WHAT IS BEING ASKED
List each line of the data that holds the word "image".

------ EXTRACTED INFORMATION

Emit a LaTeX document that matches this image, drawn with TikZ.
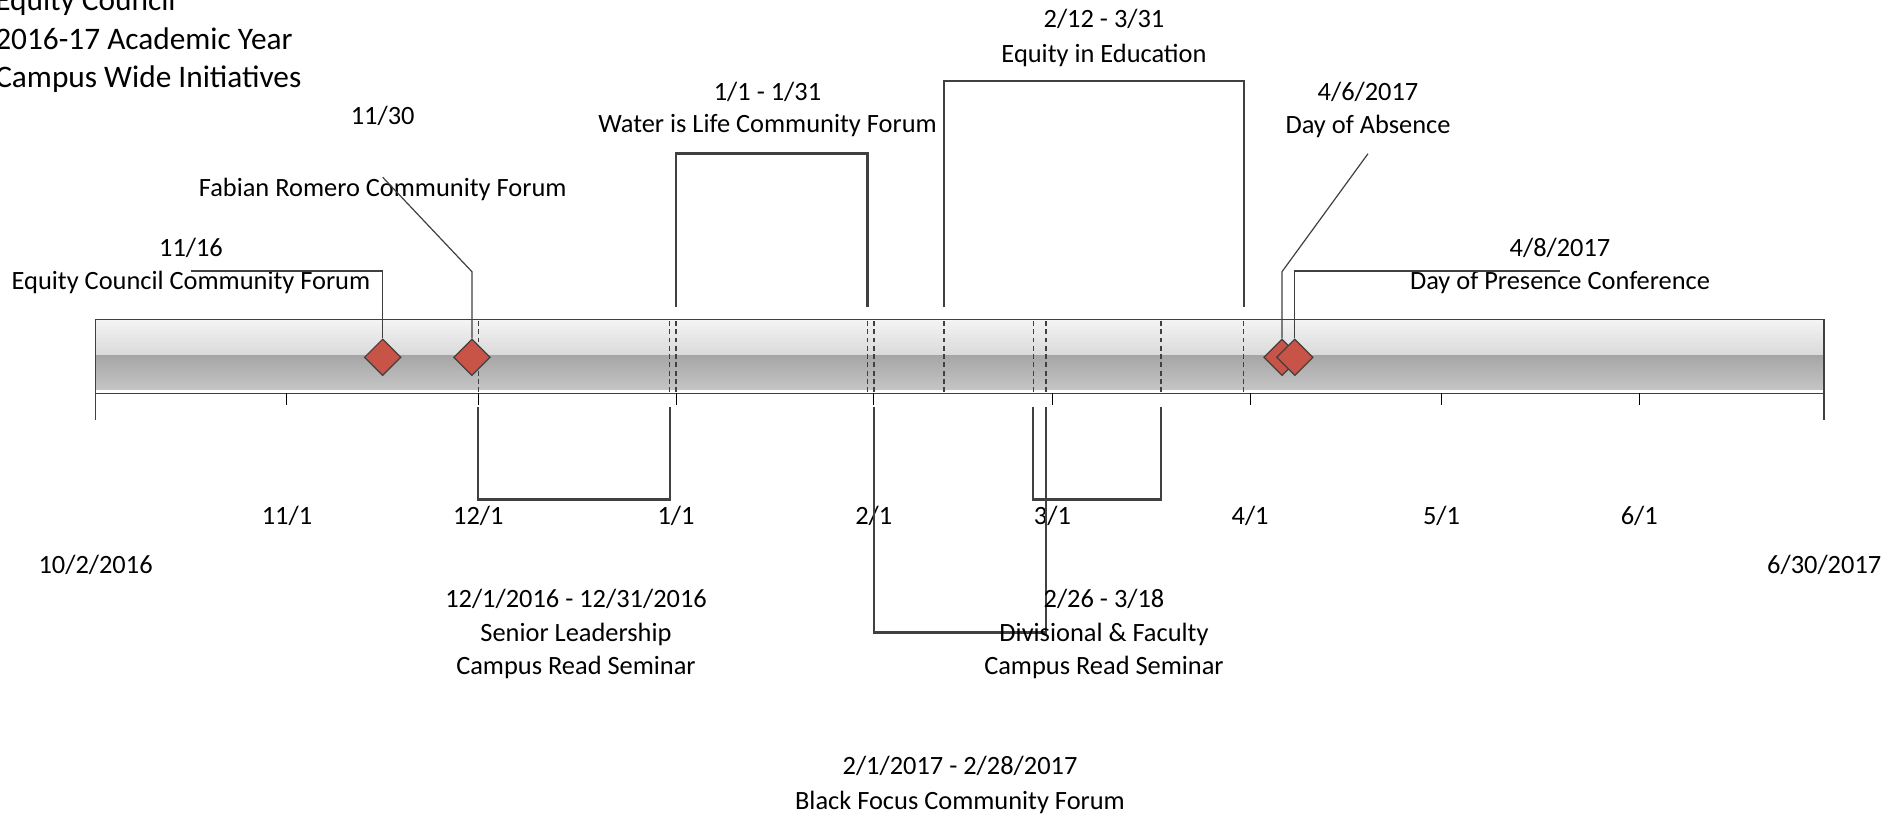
\documentclass[tikz,border=0pt]{standalone}
\usepackage{fontspec}
\setmainfont{Carlito}
\usepackage{tikz}
\usetikzlibrary{shapes.geometric,calc}
\definecolor{LineGray}{RGB}{64,64,64}
\definecolor{MileRed}{RGB}{200,84,72}
\definecolor{BarTop}{RGB}{244,244,244}
\definecolor{BarMid}{RGB}{217,217,217}
\definecolor{BarLow}{RGB}{166,166,166}
\definecolor{BarBot}{RGB}{198,198,198}

\begin{document}
\begin{tikzpicture}[x=0.75pt,y=-0.75pt,
  declare function={dx(\d)=95.6+6.3786*\d;},
  lbl/.style={font=\fontsize{19.8}{24}\selectfont,inner sep=0pt,text height=14pt,text depth=4pt},
  ttl/.style={font=\fontsize{23.5}{28}\selectfont,inner sep=0pt,anchor=base west},
  span/.style={LineGray,line width=1.75pt},
  leader/.style={LineGray,line width=0.9pt},
  daymark/.style={LineGray,line width=1.1pt,dash pattern=on 3.7pt off 2.5pt},
  tickmark/.style={black,line width=0.8pt},
  milestone/.style={diamond,draw=LineGray,fill=MileRed,line width=0.9pt,inner sep=0pt,minimum width=27.5pt,minimum height=27.5pt}]
  \useasboundingbox (0,0) rectangle (1898,816);

  % title
  \foreach \ln [count=\i] in {Equity Council,2016-17 Academic Year,Campus Wide Initiatives}
    \node[ttl] (title\i) at (-5,{11+38.3*(\i-1)}) {\ln};

  % bar
  \shade[top color=BarTop,bottom color=BarMid] (95.6,319.6) rectangle (1824.2,355.7);
  \shade[top color=BarLow,bottom color=BarBot] (95.6,355.7) rectangle (1824.2,391);
  \draw[white,line width=0.8pt] (95.6,391) -- (1824.2,391);
  \draw[LineGray,line width=1.1pt] (95.6,319.6) rectangle (1824.2,393.4);

  % axis
  \foreach \d/\m in {30/11,60/12,91/1,122/2,150/3,181/4,211/5,242/6} {
    \draw[tickmark] ({dx(\d)},393.4) -- ({dx(\d)},404.5);
    \node[lbl] (tick\m) at ({dx(\d)},517.5) {\m/1};
  }
  \draw[LineGray,line width=1.1pt] (95.6,393.4) -- (95.6,420);
  \draw[LineGray,line width=1.1pt] (1824.2,393.4) -- (1824.2,420);
  \node[lbl] (start) at (95.6,566.5) {10/2/2016};
  \node[lbl] (finish) at (1824.2,566.5) {6/30/2017};

  % interval ends inside the bar
  \foreach \d in {60,90,91,121,122,133,147,149,167,180}
    \draw[daymark] ({dx(\d)},321) -- ({dx(\d)},392);

  % intervals
  \foreach \a/\b/\ytop in {91/121/153.5,133/180/81}
    \draw[span] ({dx(\a)},307.5) |- ({dx(\b)},\ytop) -- ({dx(\b)},307.5);
  \foreach \a/\b/\ybot in {60/90/499.5,122/149/632.5,147/167/499.5}
    \draw[span] ({dx(\a)},406.5) |- ({dx(\b)},\ybot) -- ({dx(\b)},406.5);

  \node[lbl] (waterdate) at (767.5,93.5) {1/1 - 1/31};
  \node[lbl] (water) at (767.5,126.2) {Water is Life Community Forum};
  \node[lbl] (eiedate) at (1104,21) {2/12 - 3/31};
  \node[lbl] (eie) at (1104,56) {Equity in Education};
  \node[lbl] (seniordate) at (576,600.5) {12/1/2016 - 12/31/2016};
  \node[lbl] (senior) at (576,635) {Senior Leadership};
  \node[lbl] (seniorread) at (576,667.5) {Campus Read Seminar};
  \node[lbl] (divdate) at (1104,600.5) {2/26 - 3/18};
  \node[lbl] (div) at (1104,635) {Divisional \& Faculty};
  \node[lbl] (divread) at (1104,667.5) {Campus Read Seminar};
  \node[lbl] (bfcfdate) at (960,768.2) {2/1/2017 - 2/28/2017};
  \node[lbl] (bfcf) at (960,803) {Black Focus Community Forum};

  % milestones
  \node[lbl] (eccfdate) at (191,249.8) {11/16};
  \node[lbl] (eccf) at (191,283.3) {Equity Council Community Forum};
  \node[lbl] (frcfdate) at (382.7,118.2) {11/30};
  \node[lbl] (frcf) at (382.7,189.5) {Fabian Romero Community Forum};
  \node[lbl] (doadate) at (1368,93.8) {4/6/2017};
  \node[lbl] (doa) at (1368,126.5) {Day of Absence};
  \node[lbl] (dopdate) at (1560,249.8) {4/8/2017};
  \node[lbl] (dop) at (1560,283.3) {Day of Presence Conference};
  \coordinate (knee) at (0,271.7);
  \coordinate (doatip) at (1368,153.7);

  \node[milestone] (m1116) at ({dx(45)},357.3) {};
  \node[milestone] (m1130) at ({dx(59)},357.3) {};
  \node[milestone] (m0406) at ({dx(186)},357.3) {};
  \node[milestone] (m0408) at ({dx(188)},357.3) {};

  \draw[leader] (m1116.north) |- (eccf.north);
  \draw[leader] (m1130.north) -- (m1130.north |- knee) -- (frcf.north);
  \draw[leader] (m0406.north) -- (m0406.north |- knee) -- (doatip);
  \draw[leader] (m0408.north) |- (dop.north);
\end{tikzpicture}
\end{document}
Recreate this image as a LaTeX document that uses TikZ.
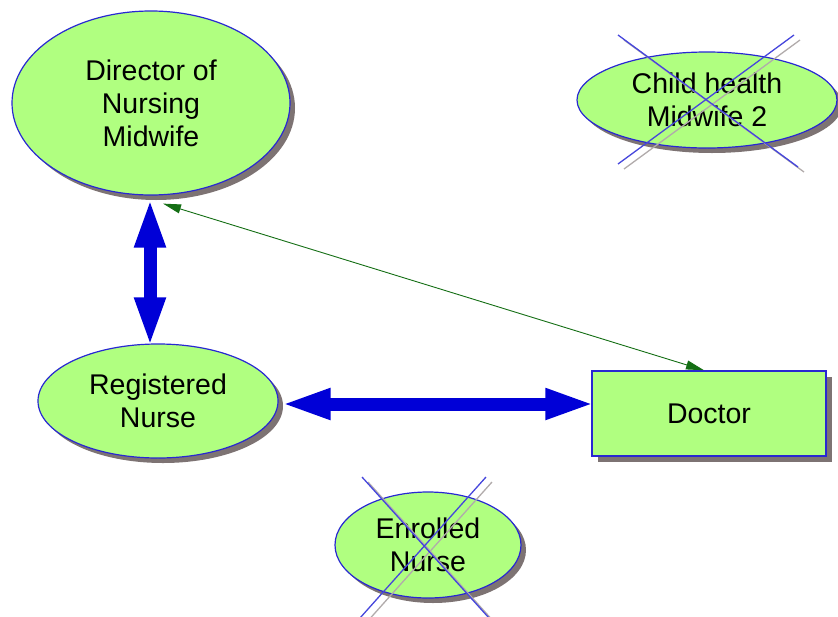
\documentclass[tikz,border=0pt]{standalone}
\usepackage{fontspec}
\setmainfont{Liberation Sans}
\usetikzlibrary{arrows.meta,shapes.geometric,shadows}
\definecolor{nodefill}{RGB}{176,255,128}
\definecolor{nodeline}{RGB}{40,40,210}
\definecolor{fatblue}{RGB}{0,0,215}
\definecolor{linkgreen}{RGB}{20,110,20}
\definecolor{shade}{RGB}{125,115,115}
\definecolor{crossblue}{RGB}{70,70,220}
\tikzset{
  role/.style={ellipse, draw=nodeline, line width=1.2pt, fill=nodefill,
    align=center, inner sep=0pt,
    font=\fontsize{28.5}{33}\selectfont,
    drop shadow={shadow xshift=5pt, shadow yshift=-5pt, fill=shade, opacity=1}},
  rolebox/.style={rectangle, draw=nodeline, line width=1.5pt, fill=nodefill,
    align=center, inner sep=0pt,
    font=\fontsize{28.5}{33}\selectfont,
    drop shadow={shadow xshift=6pt, shadow yshift=-6pt, fill=shade, opacity=1}},
  fatlink/.style={draw=fatblue, line width=13pt, shorten <=-4pt, shorten >=-4pt,
    {Triangle[length=50pt,width=28pt]}-{Triangle[length=50pt,width=28pt]}},
  thinlink/.style={draw=linkgreen, line width=0.9pt,
    {Triangle[length=18pt,width=9pt]}-{Triangle[length=18pt,width=9pt]}},
  crossline/.style={draw=crossblue, line width=1.3pt},
  crossshade/.style={draw=shade!60, line width=1.3pt}
}
\begin{document}
\begin{tikzpicture}[x=1pt,y=-1pt]
\useasboundingbox (0,0) rectangle (838,616);

% nodes
\node[role, minimum width=278pt, minimum height=184pt] (dir) at (151,103)
  {Director of\\Nursing\\Midwife};
\node[role, minimum width=260pt, minimum height=96pt] (child) at (707,100)
  {Child health\\Midwife 2};
\node[role, minimum width=240pt, minimum height=114pt] (reg) at (158,401)
  {Registered\\Nurse};
\node[rolebox, minimum width=234pt, minimum height=85pt] (doc) at (709,413.5)
  {Doctor};
\node[role, minimum width=186pt, minimum height=106pt] (enr) at (428,545)
  {Enrolled\\Nurse};

% crossed-out markers
\coordinate (c1a) at (618,35);  \coordinate (c1b) at (798,167);
\coordinate (c2a) at (794,35);  \coordinate (c2b) at (618,164);
\draw[crossshade] ([shift={(6,5)}]c1a) -- ([shift={(6,5)}]c1b);
\draw[crossshade] ([shift={(6,5)}]c2a) -- ([shift={(6,5)}]c2b);
\draw[crossline] (c1a) -- (c1b);
\draw[crossline] (c2a) -- (c2b);

\coordinate (e1a) at (362,477); \coordinate (e1b) at (489,618);
\coordinate (e2a) at (486,477); \coordinate (e2b) at (360,618);
\draw[crossshade] ([shift={(6,5)}]e1a) -- ([shift={(6,5)}]e1b);
\draw[crossshade] ([shift={(6,5)}]e2a) -- ([shift={(6,5)}]e2b);
\draw[crossline] (e1a) -- (e1b);
\draw[crossline] (e2a) -- (e2b);

% connectors
\draw[fatlink] ([xshift=-1pt,yshift=-6pt]dir.south) -- ([xshift=-8pt]reg.north);
\draw[fatlink] ([xshift=6pt,yshift=-3pt]reg.east) -- ([yshift=9.5pt]doc.west);
\draw[thinlink] ([xshift=12pt,yshift=-8pt]dir.south) -- ([xshift=-5pt]doc.north);
\end{tikzpicture}
\end{document}
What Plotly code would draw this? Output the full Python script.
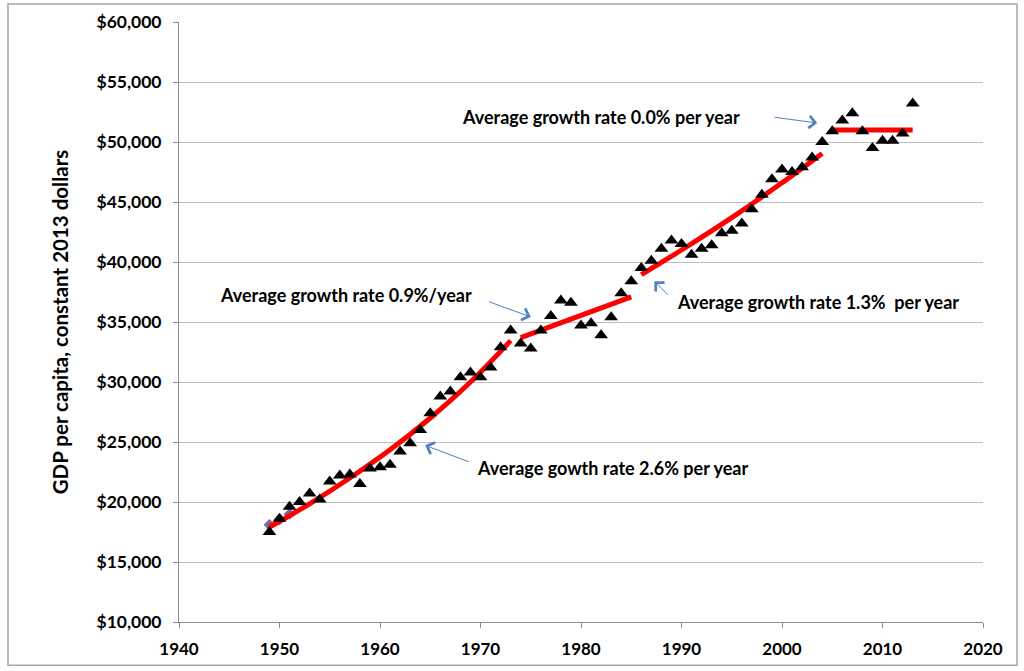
import plotly.graph_objects as go

# ---------------------------------------------------------------
# data
# ---------------------------------------------------------------
years = list(range(1949, 2014))
gdp = [
    17500, 18600, 19600, 20000, 20700, 20200, 21700, 22200, 22300, 21500,  # 1949-1958
    22800, 22900, 23100, 24200, 24900, 26000, 27400, 28800, 29200, 30400,  # 1959-1968
    30800, 30400, 31200, 32900, 34300, 33200, 32800, 34300, 35500, 36800,  # 1969-1978
    36600, 34700, 34900, 33900, 35400, 37400, 38400, 39500, 40100, 41100,  # 1979-1988
    41800, 41500, 40600, 41100, 41400, 42400, 42600, 43200, 44400, 45600,  # 1989-1998
    46900, 47700, 47500, 47900, 48700, 50000, 50900, 51800, 52400, 50900,  # 1999-2008
    49500, 50100, 50100, 50700, 53200,                                     # 2009-2013
]

# fitted trend segments
trend1_x = [1949, 1953, 1957, 1961, 1965, 1969, 1973]
trend1_y = [17900, 19850, 22000, 24350, 27000, 30000, 33450]
trend2_x = [1974, 1985]
trend2_y = [33700, 37100]
trend3_x = [1986, 1990, 1995, 2000, 2004]
trend3_y = [38950, 41000, 43700, 46600, 49050]
trend4_x = [2005, 2013]
trend4_y = [51000, 51000]

# small leftover series at the start
extra_x = [1949, 1950, 1951]
extra_y = [18100, 18550, 19000]

notes = [
    ("Average growth rate 0.0% per year", 1982.0, 52050),
    ("Average growth rate 0.9%/year", 1956.6, 37230),
    ("Average growth rate 1.3%  per year", 2003.6, 36650),
    ("Average gowth rate 2.6% per year", 1983.1, 22800),
]
# arrows: (tail x, tail y, head x, head y)
arrows = [
    (1999.1, 52080, 2003.5, 51580),
    (1970.7, 36730, 1975.0, 35420),
    (1988.8, 37150, 1987.3, 38400),
    (1969.0, 23300, 1964.5, 24720),
]

FONT = "Lato"
GRID = "#bfbfbf"
ARROW = "#4f81bd"

fig = go.Figure()

fig.add_trace(go.Scatter(x=extra_x, y=extra_y, mode="lines+markers",
                         line=dict(color="#8064a2", width=2, dash="dot"),
                         marker=dict(symbol="diamond", size=9, color="#8064a2")))

for tx, ty in [(trend1_x, trend1_y), (trend2_x, trend2_y),
               (trend3_x, trend3_y), (trend4_x, trend4_y)]:
    fig.add_trace(go.Scatter(x=tx, y=ty, mode="lines",
                             line=dict(color="#ff0000", width=5, shape="spline")))

fig.add_trace(go.Scatter(x=years, y=gdp, mode="markers",
                         marker=dict(symbol="triangle-up", size=12, color="black")))

for txt, x, y in notes:
    fig.add_annotation(x=x, y=y, text=txt, showarrow=False,
                       font=dict(family=FONT, size=18, color="black", weight="bold"))

for ax, ay, hx, hy in arrows:
    fig.add_annotation(x=hx, y=hy, ax=ax, ay=ay, axref="x", ayref="y",
                       text="", showarrow=True, arrowhead=4, arrowsize=2.4,
                       arrowwidth=1, arrowcolor=ARROW)

# outer frame of the chart
fig.add_shape(type="rect", xref="paper", yref="paper",
              x0=-0.2127, x1=1.0423, y0=-0.072, y1=1.03,
              line=dict(color="#a6a6a6", width=1.5))

fig.update_layout(
    width=1024, height=671,
    margin=dict(l=179, r=41, t=22, b=49),
    paper_bgcolor="white", plot_bgcolor="white",
    showlegend=False,
    font=dict(family=FONT, color="black"),
)

fig.update_xaxes(range=[1940, 2020], dtick=10, tick0=1940,
                 showgrid=False, zeroline=False,
                 showline=True, linecolor="#8c8c8c", linewidth=1,
                 ticks="outside", ticklen=5, tickcolor="#8c8c8c",
                 ticklabelstandoff=7,
                 tickfont=dict(family=FONT, size=17, color="black", weight="bold"))

fig.update_yaxes(range=[10000, 60000], dtick=5000, tick0=10000,
                 showgrid=True, gridcolor=GRID, gridwidth=1, zeroline=False,
                 showline=True, linecolor="#8c8c8c", linewidth=1,
                 ticks="outside", ticklen=5, tickcolor="#8c8c8c",
                 ticklabelstandoff=8,
                 tickformat="$,.0f",
                 tickfont=dict(family=FONT, size=17.5, color="black", weight="bold"),
                 title=dict(text="GDP per capita, constant 2013 dollars",
                            font=dict(family=FONT, size=20.5, color="black", weight="bold"),
                            standoff=22))

# the page's default body margin would push the chart off the window
fig.write_html("out.html", config={"displayModeBar": False},
               post_script="document.body.style.margin='0';")
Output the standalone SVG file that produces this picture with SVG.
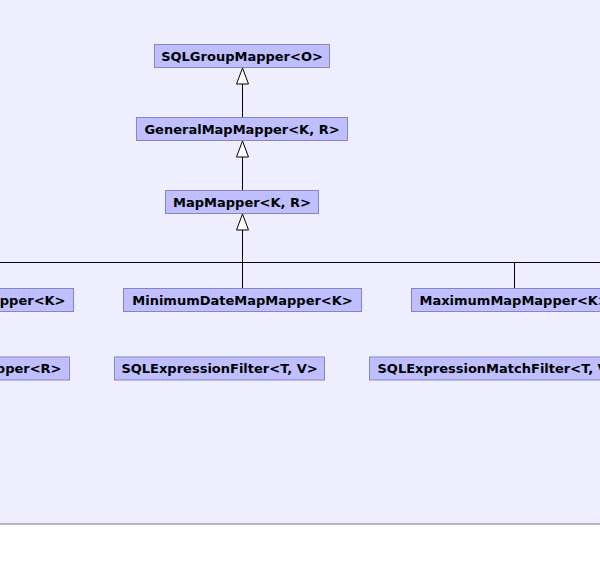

------------

ANSWER TO THE TASK
Emit a LaTeX document that matches this image, drawn with TikZ.
Recreate this image as a LaTeX document that uses TikZ.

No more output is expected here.